Note that, in order to obtain the D ⁰ D ^∗0 wave function in the outer region, we must substitute \(\cot \delta_{l_{f}}(E) =i\) in Eq. (A.4) (also see below). Finally, the normalization constant \(\mathcal{N}\) of the total wave function is determined by computing

$$ \int_0^\infty dr\, \bigl|u(r)\bigr|^2= \int_0^\infty dr\, \bigl(u_c^2(r)+u_f^2(r) \bigr)=\mathcal{N}^2 . $$

(A.10)

Then, we can also calculate the root-mean-square radius \(\bar{r}=\sqrt{\langle r^{2}\rangle}\) of the two-component system by

$$ \bigl\langle r^2\bigr\rangle= \frac{1}{\mathcal{N}^2}\int _0^\infty dr\,r^2 \bigl(u_c^2(r)+u_f^2(r) \bigr) . $$

(A.11)

As for the \(\mathcal{S}\)-matrix poles corresponding to resonances, bound states, or virtual bound states, \(\cot \delta_{l_{f}} (E)\) can be solved from continuity of u _f (r) at r=a in Eq. (A.4), resulting in the expression

$$ \cot \delta_{l_f}(E) = - \biggl[g^2\frac{\mu_f}{\mu_c}kj_{l_f}^2(\kappa) F_c(a)G_c(a) \biggr]^{-1}+ \frac{n_{l_f}(\kappa)}{j_{l_f}(\kappa)} , $$

(A.12)

with the 1×1 \(\mathcal{S}\)-matrix simply given by

$$ S_{l_f}(E)=\frac{\cot \delta_{l_f}(E) +i}{ \cot \delta_{l_f}(E) -i} . $$

(A.13)

Real or complex poles can then be searched for numerically, by using Newton’s method to find the energies for which \(\cot \delta_{l_{f}}(E)=i\), on the appropriate Riemann sheet.

Appendix B: Special functions, numerical methods, and kinematics

The confluent hypergeometric functions Φ and Ψ introduced in Appendix A are defined in Ref. [40], Eqs. (6.1.1) and (6.5.7), respectively. Thus, the function Φ is easily programmed as a rapidly converging power series, while the definition (6.5.7) of Ψ in terms of Φ and the gamma function Γ then also allows straightforward computation, by employing Gauss’s multiplication formula for Γ(−ν) (see Ref. [41], Eq. (6.1.20)) so as to map the argument −ν to lying well inside the unit circle in the complex plane, whereafter a very fast converging power-series expansion of 1/Γ(−ν) (see Ref. [41], Eq. (6.1.34)) can be applied.

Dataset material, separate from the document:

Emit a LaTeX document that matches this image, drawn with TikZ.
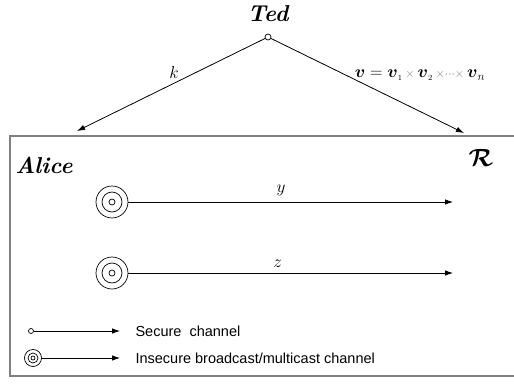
\documentclass[tikz,border=0pt]{standalone}
\usepackage{amsmath}
\usepackage{fontspec}
\newfontfamily\legendfont{Liberation Sans}
\usetikzlibrary{arrows.meta}
\tikzset{
  conn/.style={draw=black, line width=0.8pt, -{Latex[length=8pt,width=5.5pt]}},
  frame/.style={draw=gray, line width=1.6pt},
  dot/.style={circle, draw=black, line width=0.7pt, fill=white, inner sep=0pt, minimum size=6pt},
  ring/.style={circle, draw=black, line width=0.7pt, inner sep=0pt},
  lbl/.style={font=\fontsize{17}{20}\selectfont},
  actor/.style={font=\fontsize{23}{26}\selectfont\itshape\bfseries},
  legend/.style={font=\legendfont\fontsize{14.5}{17}\selectfont, anchor=west}
}
\begin{document}
\begin{tikzpicture}[x=1pt,y=-1pt]
\useasboundingbox (0,0) rectangle (514,383);
% frame (open on the right)
\draw[frame] (514,136) -- (10,136) -- (10,376) -- (514,376);
% Ted
\node[actor] (ted) at (268,14) {Ted};
\node[dot] (tedsrc) at (268,37) {};
\coordinate (alicein) at (77,131);
\coordinate (rin) at (464,133);
\draw[conn] (tedsrc) -- (alicein);
\draw[conn] (tedsrc) -- (rin);
\node[lbl] (k) at (174,72) {$k$};
\node[lbl] (v) at (420,75) {$\boldsymbol{v} = \boldsymbol{v}_{\scriptscriptstyle 1} \,{\color{gray}\scriptstyle\times}\, \boldsymbol{v}_{\scriptscriptstyle 2} \,{\color{gray}\scriptstyle\times\cdots\times}\, \boldsymbol{v}_{n}$};
% parties
\node[actor] (alice) at (44,165) {Alice};
\node[font=\fontsize{28}{30}\selectfont] (r) at (481,158) {$\boldsymbol{\mathcal{R}}$};
% y channel
\node[ring, minimum size=32pt] (y1) at (112,202) {};
\node[ring, minimum size=20pt] at (112,202) {};
\node[ring, minimum size=6pt] at (112,202) {};
\coordinate (yend) at (453,202);
\draw[conn] (y1.east) -- (yend) node[pos=0.47, lbl, above=2pt] (ylab) {$y$};
% z channel
\node[ring, minimum size=32pt] (z1) at (112,273) {};
\node[ring, minimum size=20pt] at (112,273) {};
\node[ring, minimum size=6pt] at (112,273) {};
\coordinate (zend) at (453,273);
\draw[conn] (z1.east) -- (zend) node[pos=0.46, lbl, above=2pt] (zlab) {$z$};
% legend
\node[dot, minimum size=5pt] (ls) at (31,331) {};
\coordinate (lsend) at (120,331);
\draw[conn] (ls) -- (lsend);
\node[legend] (lst) at (132,331) {Secure\ \ channel};
\node[ring, minimum size=17pt] (li) at (33,358) {};
\node[ring, minimum size=10pt] at (33,358) {};
\node[ring, minimum size=4pt] at (33,358) {};
\coordinate (liend) at (120,358);
\draw[conn] (li.east) -- (liend);
\node[legend] (lit) at (132,358) {Insecure broadcast/multicast channel};
\end{tikzpicture}
\end{document}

The integrals for wave-function normalization and computation of r.m.s. radii are carried out by simple Gauss integration, choosing increasing numbers of points on a finite interval for the \(c\bar{c}\) channel, and an infinite one for D ⁰ D ^∗0. Note that, in the former case, the wave function falls off fast enough to allow convergence for a finite cutoff, whereas in the latter a suitable logarithmic mapping is used. In both cases though, because of the wave-function cusp at r=a and in order to avoid numerical instabilities, the domain of integration is split into two pieces, with up to 16 Gauss points in the inner region and 64 in the outer one, thus resulting in a very high precision of the results.

Although the X(3872) bound state can reasonably be considered a nonrelativistic system, we still use relativistic kinematics in the D ⁰ D ^∗0 channel, since parts of the resonance-pole trajectories involve relatively large (complex) momenta. For consistency, the same is done for all energies. The manifest unitarity of the \(\mathcal{S}\) matrix is not affected by this choice. Thus, the relative D ⁰ D ^∗0 momentum reads

$$ k(E)=\frac{E}{2} \biggl\lbrace \biggl[1- \biggl( \frac{T}{E} \biggr)^2 \biggr] \biggl[1- \biggl( \frac{P}{E} \biggr)^2 \biggr] \biggr\rbrace^{\frac {1}{2}} , $$

(B.1)

where T and P are the threshold (\(m_{D^{*0}}+m_{D^{0}}\)) and pseudothreshold (\(m_{D^{*0}}-m_{D^{0}}\)) energies, respectively. The corresponding relativistic reduced mass is defined as

$$ \mu_f(E)\equiv\frac{1}{2}\frac{dk^2}{dE}= \frac{E}{4} \biggl[1- \biggl(\frac{TP}{E^2} \biggr)^2 \biggr] . $$

(B.2)

Note that in the \(c\bar{c}\) channel the reduced mass is defined in the usual way, i.e., μ _c =m _c /2, owing to the inherently nonrelativistic nature of the HO potential and the ensuing wave function.